» **SUPPLIED DATA**
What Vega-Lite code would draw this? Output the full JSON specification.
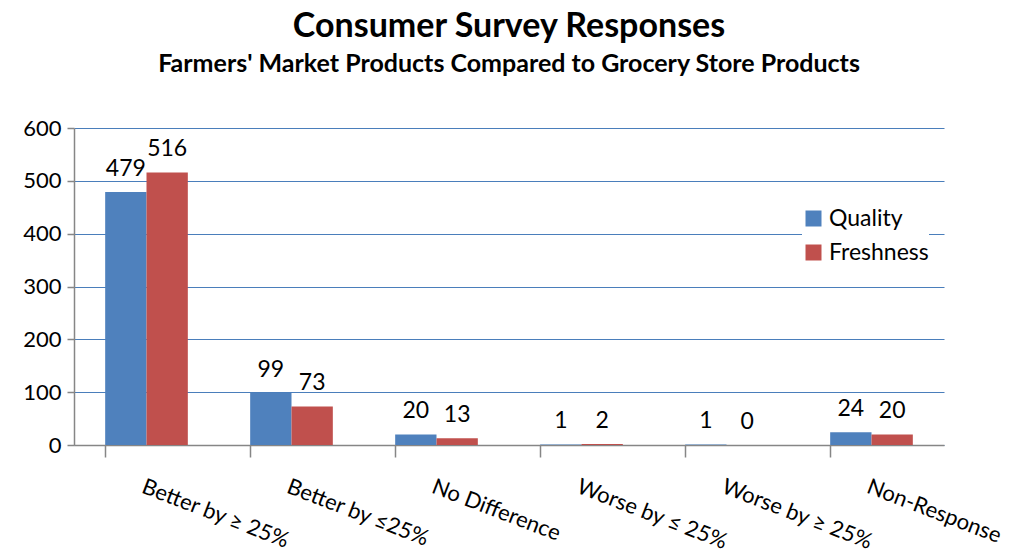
{
  "$schema": "https://vega.github.io/schema/vega-lite/v6.json",
  "width": 870,
  "height": 317,
  "padding": {"left": 22, "top": 10, "right": 80, "bottom": 2},
  "background": "white",
  "title": {
    "text": "Consumer Survey Responses",
    "subtitle": "Farmers' Market Products Compared to Grocery Store Products",
    "font": "Lato",
    "fontSize": 34,
    "fontWeight": "bold",
    "subtitleFont": "Lato",
    "subtitleFontSize": 25,
    "subtitleFontWeight": "bold",
    "subtitleColor": "black",
    "subtitlePadding": 8,
    "anchor": "middle",
    "offset": 40
  },
  "data": {
    "values": [
      {"category": "Better by ≥ 25%", "series": "Quality", "value": 479},
      {"category": "Better by ≥ 25%", "series": "Freshness", "value": 516},
      {"category": "Better by ≤25%", "series": "Quality", "value": 99},
      {"category": "Better by ≤25%", "series": "Freshness", "value": 73},
      {"category": "No Difference", "series": "Quality", "value": 20},
      {"category": "No Difference", "series": "Freshness", "value": 13},
      {"category": "Worse by ≤ 25%", "series": "Quality", "value": 1},
      {"category": "Worse by ≤ 25%", "series": "Freshness", "value": 2},
      {"category": "Worse by ≥ 25%", "series": "Quality", "value": 1},
      {"category": "Worse by ≥ 25%", "series": "Freshness", "value": 0},
      {"category": "Non-Response", "series": "Quality", "value": 24},
      {"category": "Non-Response", "series": "Freshness", "value": 20}
    ]
  },
  "encoding": {
    "x": {
      "field": "category",
      "type": "nominal",
      "sort": null,
      "title": null,
      "scale": {"paddingInner": 0.43, "paddingOuter": 0.215},
      "axis": {
        "bandPosition": 0,
        "domainColor": "#868686",
        "domainWidth": 1.5,
        "tickColor": "#868686",
        "tickWidth": 1.5,
        "tickSize": 12,
        "labelAngle": 21,
        "labelAlign": "left",
        "labelBaseline": "top",
        "labelPadding": 19,
        "labelFont": "Lato",
        "labelFontSize": 22,
        "labelColor": "black",
        "labelOverlap": false,
        "labelLimit": 400,
        "grid": false
      }
    },
    "xOffset": {"field": "series", "type": "nominal", "sort": ["Quality", "Freshness"]},
    "y": {
      "field": "value",
      "type": "quantitative",
      "title": null,
      "scale": {"domain": [0, 600]},
      "axis": {
        "values": [0, 100, 200, 300, 400, 500, 600],
        "domainColor": "#868686",
        "domainWidth": 1.5,
        "tickColor": "#868686",
        "tickWidth": 1.5,
        "tickSize": 7,
        "labelFont": "Lato",
        "labelFontSize": 22,
        "labelColor": "black",
        "labelPadding": 6,
        "gridColor": "#4a7ebb",
        "gridWidth": 1.2
      }
    }
  },
  "layer": [
    {
      "mark": {"type": "bar"},
      "encoding": {
        "color": {
          "field": "series",
          "type": "nominal",
          "sort": ["Quality", "Freshness"],
          "scale": {"domain": ["Quality", "Freshness"], "range": ["#4f81bd", "#c0504d"]},
          "legend": {
            "title": null,
            "orient": "none",
            "legendX": 728,
            "legendY": 79,
            "symbolType": "square",
            "symbolSize": 256,
            "symbolStrokeWidth": 0,
            "labelFont": "Lato",
            "labelFontSize": 23,
            "labelColor": "black",
            "rowPadding": 10,
            "fillColor": "white"
          }
        }
      }
    },
    {
      "mark": {"type": "text", "baseline": "bottom", "dy": -11, "font": "Lato", "fontSize": 23, "color": "black"},
      "encoding": {"text": {"field": "value", "type": "quantitative"}}
    }
  ],
  "config": {"view": {"stroke": null}, "axis": {"gridOpacity": 1}}
}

» **SHORT EXERCISE**
Quote the data above in full, leaving out the pictures it holds.

» **EXERCISE RESULT**
What Vega-Lite code would draw this? Output the full JSON specification.
{
  "$schema": "https://vega.github.io/schema/vega-lite/v6.json",
  "width": 870,
  "height": 317,
  "padding": {"left": 22, "top": 10, "right": 80, "bottom": 2},
  "background": "white",
  "title": {
    "text": "Consumer Survey Responses",
    "subtitle": "Farmers' Market Products Compared to Grocery Store Products",
    "font": "Lato",
    "fontSize": 34,
    "fontWeight": "bold",
    "subtitleFont": "Lato",
    "subtitleFontSize": 25,
    "subtitleFontWeight": "bold",
    "subtitleColor": "black",
    "subtitlePadding": 8,
    "anchor": "middle",
    "offset": 40
  },
  "data": {
    "values": [
      {"category": "Better by ≥ 25%", "series": "Quality", "value": 479},
      {"category": "Better by ≥ 25%", "series": "Freshness", "value": 516},
      {"category": "Better by ≤25%", "series": "Quality", "value": 99},
      {"category": "Better by ≤25%", "series": "Freshness", "value": 73},
      {"category": "No Difference", "series": "Quality", "value": 20},
      {"category": "No Difference", "series": "Freshness", "value": 13},
      {"category": "Worse by ≤ 25%", "series": "Quality", "value": 1},
      {"category": "Worse by ≤ 25%", "series": "Freshness", "value": 2},
      {"category": "Worse by ≥ 25%", "series": "Quality", "value": 1},
      {"category": "Worse by ≥ 25%", "series": "Freshness", "value": 0},
      {"category": "Non-Response", "series": "Quality", "value": 24},
      {"category": "Non-Response", "series": "Freshness", "value": 20}
    ]
  },
  "encoding": {
    "x": {
      "field": "category",
      "type": "nominal",
      "sort": null,
      "title": null,
      "scale": {"paddingInner": 0.43, "paddingOuter": 0.215},
      "axis": {
        "bandPosition": 0,
        "domainColor": "#868686",
        "domainWidth": 1.5,
        "tickColor": "#868686",
        "tickWidth": 1.5,
        "tickSize": 12,
        "labelAngle": 21,
        "labelAlign": "left",
        "labelBaseline": "top",
        "labelPadding": 19,
        "labelFont": "Lato",
        "labelFontSize": 22,
        "labelColor": "black",
        "labelOverlap": false,
        "labelLimit": 400,
        "grid": false
      }
    },
    "xOffset": {"field": "series", "type": "nominal", "sort": ["Quality", "Freshness"]},
    "y": {
      "field": "value",
      "type": "quantitative",
      "title": null,
      "scale": {"domain": [0, 600]},
      "axis": {
        "values": [0, 100, 200, 300, 400, 500, 600],
        "domainColor": "#868686",
        "domainWidth": 1.5,
        "tickColor": "#868686",
        "tickWidth": 1.5,
        "tickSize": 7,
        "labelFont": "Lato",
        "labelFontSize": 22,
        "labelColor": "black",
        "labelPadding": 6,
        "gridColor": "#4a7ebb",
        "gridWidth": 1.2
      }
    }
  },
  "layer": [
    {
      "mark": {"type": "bar"},
      "encoding": {
        "color": {
          "field": "series",
          "type": "nominal",
          "sort": ["Quality", "Freshness"],
          "scale": {"domain": ["Quality", "Freshness"], "range": ["#4f81bd", "#c0504d"]},
          "legend": {
            "title": null,
            "orient": "none",
            "legendX": 728,
            "legendY": 79,
            "symbolType": "square",
            "symbolSize": 256,
            "symbolStrokeWidth": 0,
            "labelFont": "Lato",
            "labelFontSize": 23,
            "labelColor": "black",
            "rowPadding": 10,
            "fillColor": "white"
          }
        }
      }
    },
    {
      "mark": {"type": "text", "baseline": "bottom", "dy": -11, "font": "Lato", "fontSize": 23, "color": "black"},
      "encoding": {"text": {"field": "value", "type": "quantitative"}}
    }
  ],
  "config": {"view": {"stroke": null}, "axis": {"gridOpacity": 1}}
}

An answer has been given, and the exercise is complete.